→ **WRITTEN TASK**
No images are to be carried over; print all other material exactly as it stands.
#####
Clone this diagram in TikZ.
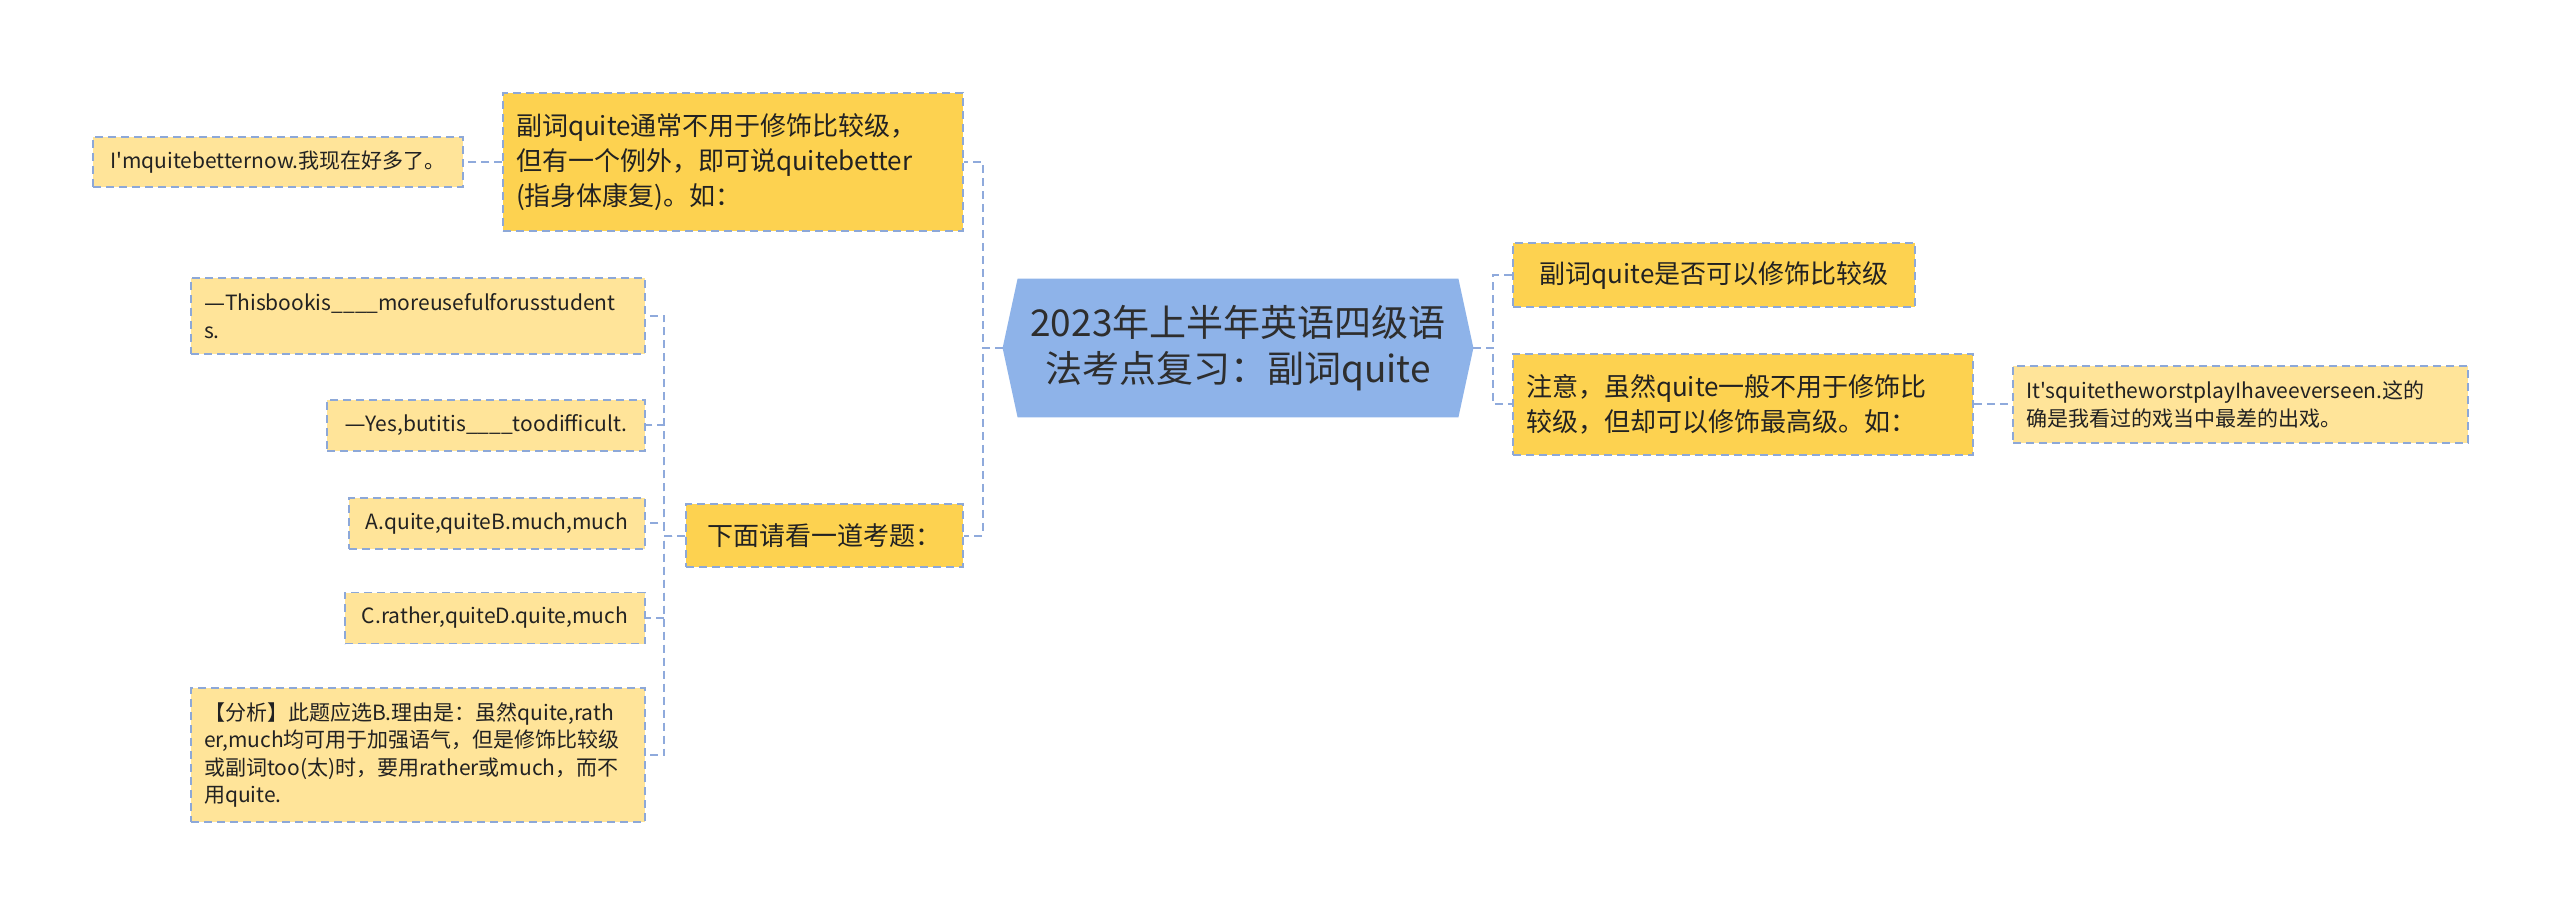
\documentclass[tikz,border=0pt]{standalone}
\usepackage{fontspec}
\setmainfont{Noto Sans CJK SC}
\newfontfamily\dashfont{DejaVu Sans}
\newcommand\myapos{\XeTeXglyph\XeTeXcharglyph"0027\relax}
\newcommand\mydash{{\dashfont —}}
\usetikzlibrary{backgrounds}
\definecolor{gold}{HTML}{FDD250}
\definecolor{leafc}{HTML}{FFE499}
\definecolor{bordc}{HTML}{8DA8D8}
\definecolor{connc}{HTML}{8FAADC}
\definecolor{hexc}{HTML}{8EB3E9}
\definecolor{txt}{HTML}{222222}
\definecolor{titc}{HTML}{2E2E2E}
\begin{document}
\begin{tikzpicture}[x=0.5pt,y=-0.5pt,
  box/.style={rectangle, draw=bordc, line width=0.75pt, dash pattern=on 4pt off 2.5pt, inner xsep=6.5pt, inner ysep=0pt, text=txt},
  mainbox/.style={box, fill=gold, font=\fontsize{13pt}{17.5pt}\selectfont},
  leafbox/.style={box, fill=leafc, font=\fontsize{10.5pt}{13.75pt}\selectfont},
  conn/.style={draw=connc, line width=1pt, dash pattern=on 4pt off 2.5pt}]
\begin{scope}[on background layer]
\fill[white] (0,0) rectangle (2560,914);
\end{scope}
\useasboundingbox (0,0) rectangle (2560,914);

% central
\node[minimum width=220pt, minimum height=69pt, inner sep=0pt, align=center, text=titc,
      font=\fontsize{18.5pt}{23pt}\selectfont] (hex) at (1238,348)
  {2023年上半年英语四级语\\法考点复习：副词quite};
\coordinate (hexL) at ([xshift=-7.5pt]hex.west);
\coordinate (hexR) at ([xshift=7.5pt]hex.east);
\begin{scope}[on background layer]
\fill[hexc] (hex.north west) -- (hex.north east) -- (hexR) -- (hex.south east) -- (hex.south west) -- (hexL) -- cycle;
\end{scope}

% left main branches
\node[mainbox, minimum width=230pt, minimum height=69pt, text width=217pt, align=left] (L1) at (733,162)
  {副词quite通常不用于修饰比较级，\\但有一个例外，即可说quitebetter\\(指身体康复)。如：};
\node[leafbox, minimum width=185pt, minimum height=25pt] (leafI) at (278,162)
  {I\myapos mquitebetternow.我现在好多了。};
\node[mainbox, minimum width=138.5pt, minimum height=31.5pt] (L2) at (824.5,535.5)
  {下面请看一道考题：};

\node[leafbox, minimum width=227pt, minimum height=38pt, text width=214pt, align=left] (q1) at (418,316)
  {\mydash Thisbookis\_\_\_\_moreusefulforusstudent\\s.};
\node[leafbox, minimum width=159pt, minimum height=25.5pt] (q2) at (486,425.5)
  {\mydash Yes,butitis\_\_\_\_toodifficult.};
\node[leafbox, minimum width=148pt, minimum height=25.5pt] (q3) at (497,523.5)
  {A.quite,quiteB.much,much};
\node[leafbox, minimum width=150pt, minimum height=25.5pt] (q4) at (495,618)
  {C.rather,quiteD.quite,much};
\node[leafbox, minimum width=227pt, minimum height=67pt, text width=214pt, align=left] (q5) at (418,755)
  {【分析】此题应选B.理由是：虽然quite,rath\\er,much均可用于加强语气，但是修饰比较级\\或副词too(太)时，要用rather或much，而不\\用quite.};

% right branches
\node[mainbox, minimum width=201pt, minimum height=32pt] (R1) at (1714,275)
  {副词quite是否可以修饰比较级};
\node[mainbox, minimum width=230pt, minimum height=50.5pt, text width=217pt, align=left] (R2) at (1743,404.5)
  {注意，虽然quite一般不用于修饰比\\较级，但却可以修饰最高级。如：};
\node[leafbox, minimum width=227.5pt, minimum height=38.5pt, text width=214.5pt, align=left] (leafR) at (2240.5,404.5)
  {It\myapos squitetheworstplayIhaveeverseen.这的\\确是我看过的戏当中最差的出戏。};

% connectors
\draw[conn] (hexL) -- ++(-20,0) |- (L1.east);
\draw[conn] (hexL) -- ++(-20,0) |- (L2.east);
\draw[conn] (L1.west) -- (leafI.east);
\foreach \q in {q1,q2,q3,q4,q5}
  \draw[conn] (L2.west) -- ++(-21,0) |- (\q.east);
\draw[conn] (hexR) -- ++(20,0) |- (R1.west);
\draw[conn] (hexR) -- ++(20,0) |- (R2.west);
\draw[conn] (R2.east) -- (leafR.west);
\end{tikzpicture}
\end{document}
#####
→ **ANSWER TO THE EXERCISE**
Clone this diagram in TikZ.
\documentclass[tikz,border=0pt]{standalone}
\usepackage{fontspec}
\setmainfont{Noto Sans CJK SC}
\newfontfamily\dashfont{DejaVu Sans}
\newcommand\myapos{\XeTeXglyph\XeTeXcharglyph"0027\relax}
\newcommand\mydash{{\dashfont —}}
\usetikzlibrary{backgrounds}
\definecolor{gold}{HTML}{FDD250}
\definecolor{leafc}{HTML}{FFE499}
\definecolor{bordc}{HTML}{8DA8D8}
\definecolor{connc}{HTML}{8FAADC}
\definecolor{hexc}{HTML}{8EB3E9}
\definecolor{txt}{HTML}{222222}
\definecolor{titc}{HTML}{2E2E2E}
\begin{document}
\begin{tikzpicture}[x=0.5pt,y=-0.5pt,
  box/.style={rectangle, draw=bordc, line width=0.75pt, dash pattern=on 4pt off 2.5pt, inner xsep=6.5pt, inner ysep=0pt, text=txt},
  mainbox/.style={box, fill=gold, font=\fontsize{13pt}{17.5pt}\selectfont},
  leafbox/.style={box, fill=leafc, font=\fontsize{10.5pt}{13.75pt}\selectfont},
  conn/.style={draw=connc, line width=1pt, dash pattern=on 4pt off 2.5pt}]
\begin{scope}[on background layer]
\fill[white] (0,0) rectangle (2560,914);
\end{scope}
\useasboundingbox (0,0) rectangle (2560,914);

% central
\node[minimum width=220pt, minimum height=69pt, inner sep=0pt, align=center, text=titc,
      font=\fontsize{18.5pt}{23pt}\selectfont] (hex) at (1238,348)
  {2023年上半年英语四级语\\法考点复习：副词quite};
\coordinate (hexL) at ([xshift=-7.5pt]hex.west);
\coordinate (hexR) at ([xshift=7.5pt]hex.east);
\begin{scope}[on background layer]
\fill[hexc] (hex.north west) -- (hex.north east) -- (hexR) -- (hex.south east) -- (hex.south west) -- (hexL) -- cycle;
\end{scope}

% left main branches
\node[mainbox, minimum width=230pt, minimum height=69pt, text width=217pt, align=left] (L1) at (733,162)
  {副词quite通常不用于修饰比较级，\\但有一个例外，即可说quitebetter\\(指身体康复)。如：};
\node[leafbox, minimum width=185pt, minimum height=25pt] (leafI) at (278,162)
  {I\myapos mquitebetternow.我现在好多了。};
\node[mainbox, minimum width=138.5pt, minimum height=31.5pt] (L2) at (824.5,535.5)
  {下面请看一道考题：};

\node[leafbox, minimum width=227pt, minimum height=38pt, text width=214pt, align=left] (q1) at (418,316)
  {\mydash Thisbookis\_\_\_\_moreusefulforusstudent\\s.};
\node[leafbox, minimum width=159pt, minimum height=25.5pt] (q2) at (486,425.5)
  {\mydash Yes,butitis\_\_\_\_toodifficult.};
\node[leafbox, minimum width=148pt, minimum height=25.5pt] (q3) at (497,523.5)
  {A.quite,quiteB.much,much};
\node[leafbox, minimum width=150pt, minimum height=25.5pt] (q4) at (495,618)
  {C.rather,quiteD.quite,much};
\node[leafbox, minimum width=227pt, minimum height=67pt, text width=214pt, align=left] (q5) at (418,755)
  {【分析】此题应选B.理由是：虽然quite,rath\\er,much均可用于加强语气，但是修饰比较级\\或副词too(太)时，要用rather或much，而不\\用quite.};

% right branches
\node[mainbox, minimum width=201pt, minimum height=32pt] (R1) at (1714,275)
  {副词quite是否可以修饰比较级};
\node[mainbox, minimum width=230pt, minimum height=50.5pt, text width=217pt, align=left] (R2) at (1743,404.5)
  {注意，虽然quite一般不用于修饰比\\较级，但却可以修饰最高级。如：};
\node[leafbox, minimum width=227.5pt, minimum height=38.5pt, text width=214.5pt, align=left] (leafR) at (2240.5,404.5)
  {It\myapos squitetheworstplayIhaveeverseen.这的\\确是我看过的戏当中最差的出戏。};

% connectors
\draw[conn] (hexL) -- ++(-20,0) |- (L1.east);
\draw[conn] (hexL) -- ++(-20,0) |- (L2.east);
\draw[conn] (L1.west) -- (leafI.east);
\foreach \q in {q1,q2,q3,q4,q5}
  \draw[conn] (L2.west) -- ++(-21,0) |- (\q.east);
\draw[conn] (hexR) -- ++(20,0) |- (R1.west);
\draw[conn] (hexR) -- ++(20,0) |- (R2.west);
\draw[conn] (R2.east) -- (leafR.west);
\end{tikzpicture}
\end{document}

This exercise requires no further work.